O delegado Sandro dos Santos, por incrível coincidência, foi transferido de Londrina para a cidade de Marília, interior de São Paulo (um dia depois do depoimento), mas o superintendente da PF no Paraná avisou que a transferência já era do conhecimento de todos.

Logo depois que tomou conhecimento do depoimento de Soraya, o chefe do gabinete presidencial afirmou que irá processá-la judicialmente, pois classificou como "absurdas" as suas declarações, já que nunca soube de nada a respeito de dinheiro para financiamento de campanha. E acrescentou estar "assustado" com o assunto, pois já inha visto seu nome envolvido, de maneira "totalmente irresponsável", no episódio da morte do ex-prefeito de Santo André.

Percebe-se que, em qualquer das hipóteses, a situação é mais do que preocupante: Se ninguém sabe de nada, o que faz, por exemplo, o presidente Dom Luiz Inácio no Palácio do Planalto? Não é possível que sua excelência empregue todo o seu tempo no consumo de bebidas alcoólicas, ou de charutos cubanos Cohiba especialmente importados. Mas se alguém sabe de alguma coisa e nada fez, o que se pretende colocar em prática para a remoção de tanta sujeira?

As instituições brasileiras são tão frágeis que não se tem como domar crise desta dimensão. O pior de tudo é que nada se faz: os envolvidos terminam por retornar a seus postos e se envolvem nas mesmas falcatruas, criando bola de neve que mais à frente irá sufocar a nação inteira.

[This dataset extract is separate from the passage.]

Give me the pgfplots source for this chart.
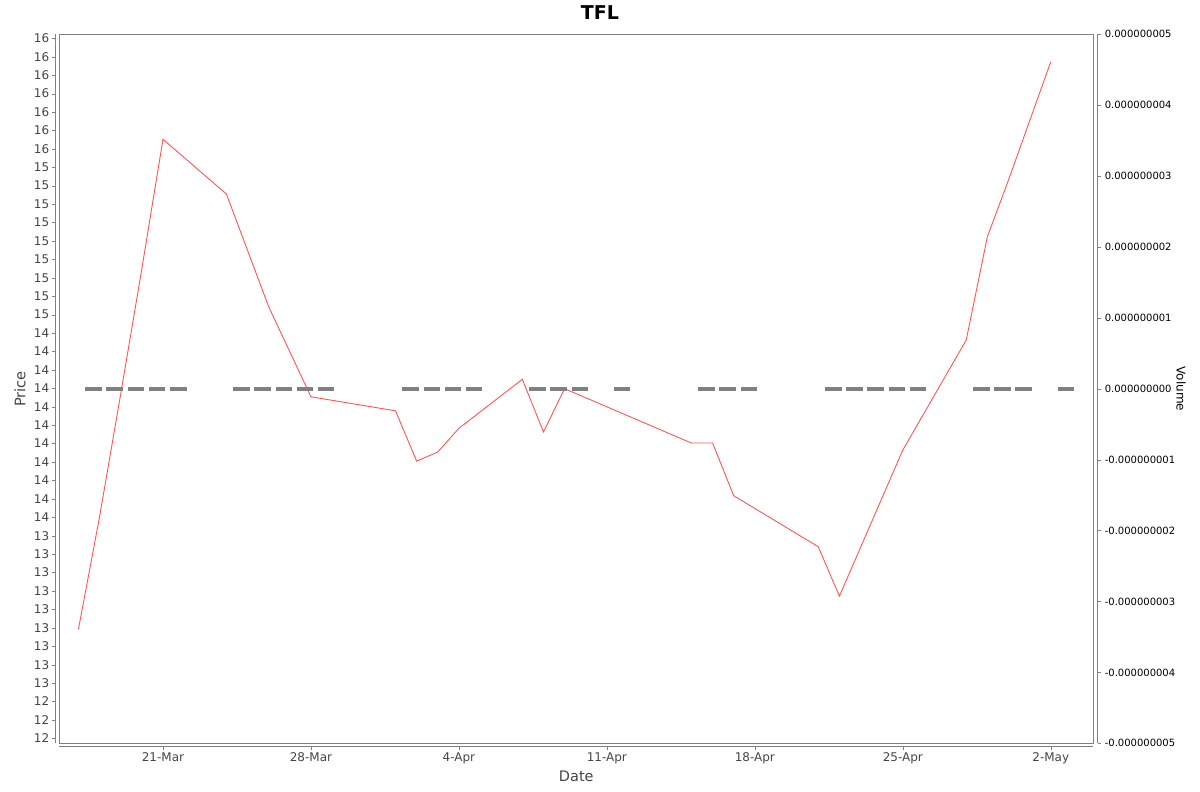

Soraya disse ainda que o atual ministro do Planejamento, Paulo Bernardo (PT-PR), "foi intermediário do dinheiro do Diretório Nacional do PT para a campanha". E ilustrou a declaração ao complementar que "ele chegava num dia e o dinheiro aparecia no outro, às vezes no mesmo dia". Simples assim, como se não fossem milhares e milhares de reais.

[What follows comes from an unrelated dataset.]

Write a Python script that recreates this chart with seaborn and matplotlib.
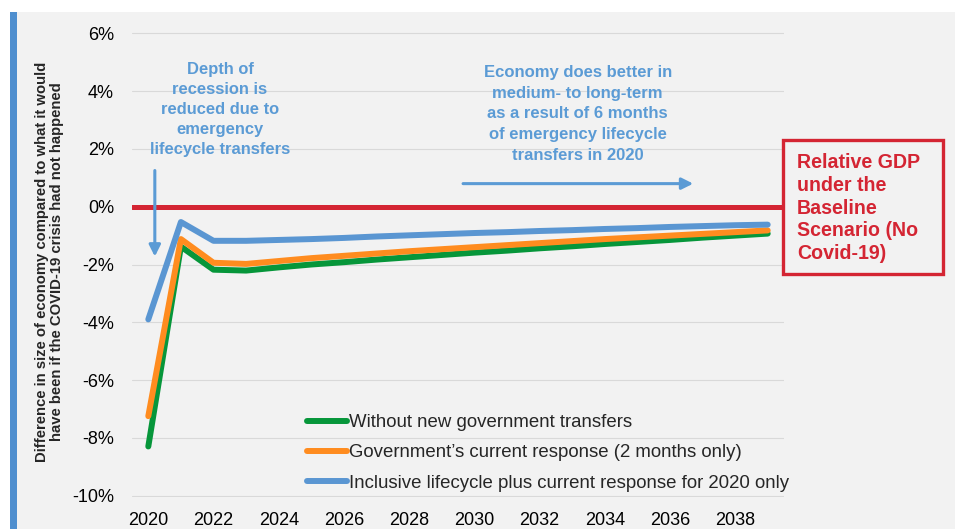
import numpy as np
import pandas as pd
import matplotlib.pyplot as plt
import seaborn as sns
from matplotlib.patches import Rectangle

# Datos (diferencia % del PIB vs. escenario sin Covid)
years = list(range(2020, 2040))
no_transfers = [-8.3, -1.38, -2.18, -2.21, -2.10, -2.00, -1.92, -1.83, -1.75, -1.67,
                -1.59, -1.52, -1.44, -1.37, -1.29, -1.22, -1.15, -1.07, -1.00, -0.93]
current_response = [-7.25, -1.12, -1.94, -1.98, -1.88, -1.78, -1.70, -1.62, -1.54, -1.47,
                    -1.40, -1.33, -1.26, -1.19, -1.12, -1.06, -1.00, -0.94, -0.88, -0.82]
inclusive = [-3.9, -0.53, -1.18, -1.18, -1.15, -1.12, -1.08, -1.03, -0.99, -0.95,
             -0.91, -0.88, -0.84, -0.81, -0.77, -0.74, -0.70, -0.67, -0.64, -0.62]
series_names = ["Without new government transfers",
                "Government\u2019s current response (2 months only)",
                "Inclusive lifecycle plus current response for 2020 only"]
colors = ["#06963a", "#ff8c1f", "#5a96d2"]
y_ticks = list(range(-10, 7, 2))
x_ticks = list(range(2020, 2039, 2))

df = pd.DataFrame({
    "year": years * 3,
    "gap": no_transfers + current_response + inclusive,
    "scenario": np.repeat(series_names, len(years)),
})

bg = "#f2f2f2"
red = "#d42533"
note_blue = "#5b9bd5"

sns.set_style("whitegrid", {"axes.facecolor": bg, "grid.color": "#d9d9d9",
                            "axes.edgecolor": bg})
plt.rcParams['font.family'] = ['Liberation Sans', 'DejaVu Sans']

fig = plt.figure(figsize=(9.55, 5.29), dpi=100, facecolor=bg)

# franja blanca superior/izquierda y barra azul
fig.patches.append(Rectangle((0, 1 - 12 / 529), 1, 12 / 529, transform=fig.transFigure,
                             facecolor="white", edgecolor="none", zorder=-5))
fig.patches.append(Rectangle((0, 0), 10 / 955, 1, transform=fig.transFigure,
                             facecolor="white", edgecolor="none", zorder=-5))
fig.patches.append(Rectangle((10 / 955, 0), 7 / 955, 1 - 12 / 529, transform=fig.transFigure,
                             facecolor="#4f8fcf", edgecolor="none", zorder=-4))

ax = fig.add_axes([132 / 955, 1 - 497 / 529, 652 / 955, 465 / 529])
ax.axhline(0, color=red, lw=3.6, zorder=2)

sns.lineplot(data=df, x="year", y="gap", hue="scenario", hue_order=series_names,
             palette=colors, linewidth=4.3, ax=ax, legend=False, zorder=3)

ax.set_xlim(2019.5, 2039.5)
ax.set_ylim(-10.05, 6.05)
ax.set_xticks(x_ticks)
ax.set_yticks(y_ticks)
ax.set_yticklabels([f"{v}%" for v in y_ticks])
ax.xaxis.grid(False)
ax.set_xlabel("")
ax.set_ylabel("")
ax.tick_params(axis="y", length=0, pad=13, labelsize=13, labelcolor="black")
ax.tick_params(axis="x", length=0, pad=11, labelsize=13, labelcolor="black")
for s in ax.spines.values():
    s.set_visible(False)

fig.text(49.5 / 955, 1 - 262 / 529,
         "Difference in size of economy compared to what it would\n"
         "have been if the COVID-19 crisis had not happened",
         rotation=90, ha="center", va="center", multialignment="center",
         fontsize=10.7, fontweight="bold", linespacing=1.05)

# Anotaciones
ax.text(2022.2, 5.0, "Depth of\nrecession is\nreduced due to\nemergency\nlifecycle transfers",
        ha="center", va="top", color=note_blue, fontsize=11.9, fontweight="bold",
        linespacing=1.42)
ax.annotate("", xy=(2020.2, -1.82), xytext=(2020.2, 1.35),
            arrowprops=dict(arrowstyle="-|>", color=note_blue, lw=2.2, mutation_scale=17))
ax.text(2033.17, 4.9, "Economy does better in\nmedium- to long-term\nas a result of 6 months\n"
        "of emergency lifecycle\ntransfers in 2020",
        ha="center", va="top", color=note_blue, fontsize=12, fontweight="bold",
        linespacing=1.47)
ax.annotate("", xy=(2036.8, 0.8), xytext=(2029.57, 0.8),
            arrowprops=dict(arrowstyle="-|>", color=note_blue, lw=2.2, mutation_scale=17))

# Cuadro del escenario base
fig.patches.append(Rectangle((783 / 955, 1 - 274 / 529), 160 / 955, 134 / 529,
                             transform=fig.transFigure, facecolor=bg, edgecolor=red,
                             lw=2.4, zorder=5))
fig.text(797 / 955, 1 - 153 / 529, "Relative GDP\nunder the\nBaseline\nScenario (No\nCovid-19)",
         ha="left", va="top", color=red, fontsize=14.1, fontweight="bold",
         linespacing=1.25, zorder=6)

handles = [plt.Line2D([0], [0], color=c, lw=4.3, solid_capstyle="round") for c in colors]
ax.legend(handles, series_names, loc="upper left", bbox_to_anchor=(307 / 955, 1 - 414 / 529),
          bbox_transform=fig.transFigure, frameon=False, borderaxespad=0, borderpad=0,
          handlelength=2.15, handletextpad=0.12, labelspacing=0.72, fontsize=13.4)

fig.savefig("out.png", dpi=100, facecolor=bg)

Os fatos se processam numa velocidade tão grande, descortinando novos escândalos aos montões, que a CPI dos Correios ainda não se lembrou de convocar o presidente da empresa Novadata, Mauro Dutra, amigo pessoal do presidente da República, detentor de contratos com os Correios que atingem a soma de quase quatro bilhões de reais. É muito, mas muito dinheiro! Alguns dos contratos são mais do que suspeitos e estão a exigir apuração.

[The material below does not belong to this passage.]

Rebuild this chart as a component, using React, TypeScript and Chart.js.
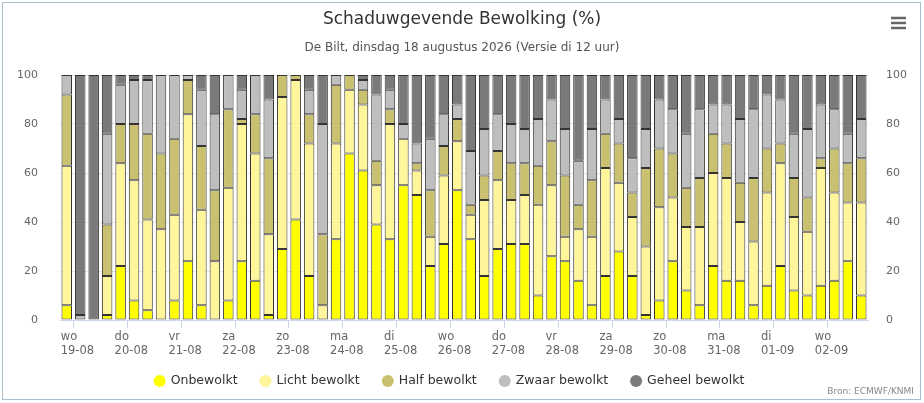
import React, { useEffect, useRef } from "react";
import { Chart, registerables } from "chart.js";
Chart.register(...registerables);

const dayLabels = ["wo", "do", "vr", "za", "zo", "ma", "di", "wo", "do", "vr", "za", "zo", "ma", "di", "wo"];
const dateLabels = ["19-08", "20-08", "21-08", "22-08", "23-08", "24-08", "25-08", "26-08", "27-08", "28-08", "29-08", "30-08", "31-08", "01-09", "02-09"];

const onbewolkt = [6,0,0,2,22,8,4,0,8,24,6,0,8,24,16,2,29,41,18,0,33,68,61,39,33,55,51,22,31,53,33,18,29,31,31,10,26,24,16,6,18,28,18,2,8,24,12,6,22,16,16,6,14,22,12,10,14,16,24,10];
const licht = [57,0,0,16,42,49,37,37,35,60,39,24,46,56,52,33,62,57,54,6,39,26,27,16,47,19,10,12,28,20,10,31,28,18,20,37,29,10,21,28,44,28,24,28,38,26,26,32,38,42,24,26,38,42,30,26,48,36,24,38];
const half = [29,0,0,21,16,23,35,31,31,14,26,29,32,2,16,31,9,2,12,29,24,6,6,10,6,0,3,19,12,9,4,10,12,15,13,16,18,25,10,23,14,16,10,32,24,18,16,20,16,14,16,26,18,8,16,14,4,18,16,18];
const zwaar = [8,2,0,37,16,18,22,32,26,2,23,31,14,12,16,24,0,0,10,45,4,0,4,27,8,6,8,21,13,6,22,19,15,16,14,19,17,19,18,21,14,10,14,16,20,18,22,28,12,16,26,28,22,18,18,28,22,16,12,16];
const geheel = onbewolkt.map((v, i) => 100 - v - licht[i] - half[i] - zwaar[i]);
const yTicks = [0, 20, 40, 60, 80, 100];

const seriesNames = ["Onbewolkt", "Licht bewolkt", "Half bewolkt", "Zwaar bewolkt", "Geheel bewolkt"];
const seriesColors = ["#ffff00", "#fff59a", "#c9c170", "#bebebe", "#7a7a7a"];
const FONT = "'DejaVu Sans', Verdana, sans-serif";

export default function App() {
  const ref = useRef<HTMLCanvasElement>(null);
  useEffect(() => {
    const values = [onbewolkt, licht, half, zwaar, geheel];
    const labels = onbewolkt.map((_, i) => String(i));
    const deco = {
      id: "deco",
      afterDraw(chart: any) {
        const c = chart.ctx;
        c.save();
        c.fillStyle = "#333";
        c.textAlign = "center";
        c.textBaseline = "middle";
        c.font = `17px ${FONT}`;
        c.fillText("Schaduwgevende Bewolking (%)", 462, 20);
        c.font = `12px ${FONT}`;
        c.fillStyle = "#555";
        c.fillText("De Bilt, dinsdag 18 augustus 2026 (Versie di 12 uur)", 462, 48);
        // menu icon
        c.strokeStyle = "#666";
        c.lineWidth = 2.5;
        for (let k = 0; k < 3; k++) {
          c.beginPath();
          c.moveTo(891, 18 + k * 5);
          c.lineTo(906, 18 + k * 5);
          c.stroke();
        }
        // legend
        c.font = `12.5px ${FONT}`;
        c.textAlign = "left";
        const widths = seriesNames.map((n) => c.measureText(n).width);
        const itemW = widths.map((w) => 17 + w);
        const gap = 22;
        const total = itemW.reduce((a, b) => a + b, 0) + gap * (itemW.length - 1);
        let x = 449 - total / 2;
        seriesNames.forEach((n, i) => {
          c.fillStyle = seriesColors[i];
          c.beginPath();
          c.arc(x + 6, 381, 6, 0, Math.PI * 2);
          c.fill();
          c.fillStyle = "#333";
          c.fillText(n, x + 17, 381);
          x += itemW[i] + gap;
        });
        c.font = `9px ${FONT}`;
        c.fillStyle = "#888";
        c.textAlign = "right";
        c.fillText("Bron: ECMWF/KNMI", 914, 392);
        c.restore();
      },
    };
    const chart = new Chart(ref.current!, {
      type: "bar",
      data: {
        labels,
        datasets: values.map((d, i) => ({
          label: seriesNames[i],
          data: d,
          backgroundColor: seriesColors[i],
          borderColor: "#333",
          borderWidth: 1,
          borderSkipped: false,
          barPercentage: 0.78,
          categoryPercentage: 1,
          yAxisID: "y",
        })),
      },
      options: {
        animation: false,
        responsive: false,
        layout: { padding: { top: 75, left: 8, right: 10, bottom: 43 } },
        plugins: { legend: { display: false }, title: { display: false }, tooltip: { enabled: false } },
        scales: {
          x: {
            stacked: true,
            offset: true,
            grid: {
              offset: true,
              drawOnChartArea: false,
              color: (ctx: any) => ((ctx.index ?? 0) % 4 === 1 ? "#ccd6eb" : "rgba(0,0,0,0)"),
              tickLength: 8,
            },
            border: { color: "#ccd6eb" },
            ticks: {
              autoSkip: false,
              maxRotation: 0,
              minRotation: 0,
              align: "start",
              labelOffset: -6,
              color: "#666",
              font: { family: FONT, size: 11.5 },
              padding: 2,
              callback: (_v: any, i: number) => {
                if (i % 4 === 0) {
                  const d = Math.floor(i / 4);
                  if (d < dayLabels.length) return [dayLabels[d], dateLabels[d]];
                }
                return "";
              },
            },
            afterFit: (s: any) => { s.height = 40; },
          },
          y: {
            stacked: true,
            min: 0,
            max: 100,
            afterBuildTicks: (s: any) => { s.ticks = yTicks.map((v) => ({ value: v })); },
            grid: { color: "#e6e6e6", drawTicks: false },
            border: { display: false },
            ticks: { color: "#666", font: { family: FONT, size: 11 }, padding: 22 },
            afterFit: (s: any) => { s.width = 52; },
          },
          y2: {
            position: "right",
            min: 0,
            max: 100,
            afterBuildTicks: (s: any) => { s.ticks = yTicks.map((v) => ({ value: v })); },
            grid: { display: false },
            border: { display: false },
            ticks: { color: "#666", font: { family: FONT, size: 11 }, padding: 10 },
            afterFit: (s: any) => { s.width = 46; },
          },
        },
      } as any,
      plugins: [deco],
    });
    return () => chart.destroy();
  }, []);
  return (
    <div style={{ position: "fixed", left: 0, top: 0, width: 924, height: 403, background: "#fff" }}>
      <div style={{ position: "absolute", left: 2, top: 2, width: 917, height: 396, border: "1px solid #a9c1cf" }} />
      <canvas ref={ref} width={924} height={403} style={{ position: "absolute", left: 0, top: 0 }} />
    </div>
  );
}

No meio da confusão, o presidente nacional do PT, Tarso Genro, pretende negar legenda ao deputado petista que renunciar para evitar a cassação dos direitos políticos, como forma de punição. O deputado João Paulo Cunha, por exemplo, que foi presidente da Câmara (2003-05), é alvo todos os dias de boatos que garantem a iminência de renúncia. Ele está atolado até o pescoço no saque de altos valores das contas do publicitário Marcos Valério.

Como presidente da Câmara, João Paulo Cunha autorizou a Polícia Militar do Distrito Federal invadir dependências daquela Casa para agredir velhinhos e aposentados que protestavam contra a reforma da Previdência. Nem na fase mais dura do regime militar (1964-85) tinha-se assistido a tamanho despautério. Depois que percebeu a gravidade de sua decisão, João Paulo foi chorar diante das câmeras televisivas, tentando desculpar-se pelo fato.

Mas eram lágrimas de crocodilo. De farsante sem o menor pudor. Pois enquanto chorava, mandava a mulher efetuar retiradas milionárias no Banco Rural, ganhando por baixo do pano valores que talvez tenham alguma coisa a ver com o contrato publicitário que realizou entre a Câmara e as empresas de Marcos Valério, totalizando cerca de dez milhões e meio de reais.

O fato é que o PT, completamente desmoralizado, mostra não ter qualquer compromisso com o país. Está tudo paralisado. Todos aguardam o desfecho de imbróglio interminável. Dom Luiz Inácio assegura que jamais irá renunciar, pois não pretende parar de viajar e de utilizar o avião que custou tão caro aos cofres públicos. O clima é de desencanto e de perplexidade com a possibilidade de desdobramentos que não têm como ser previstos.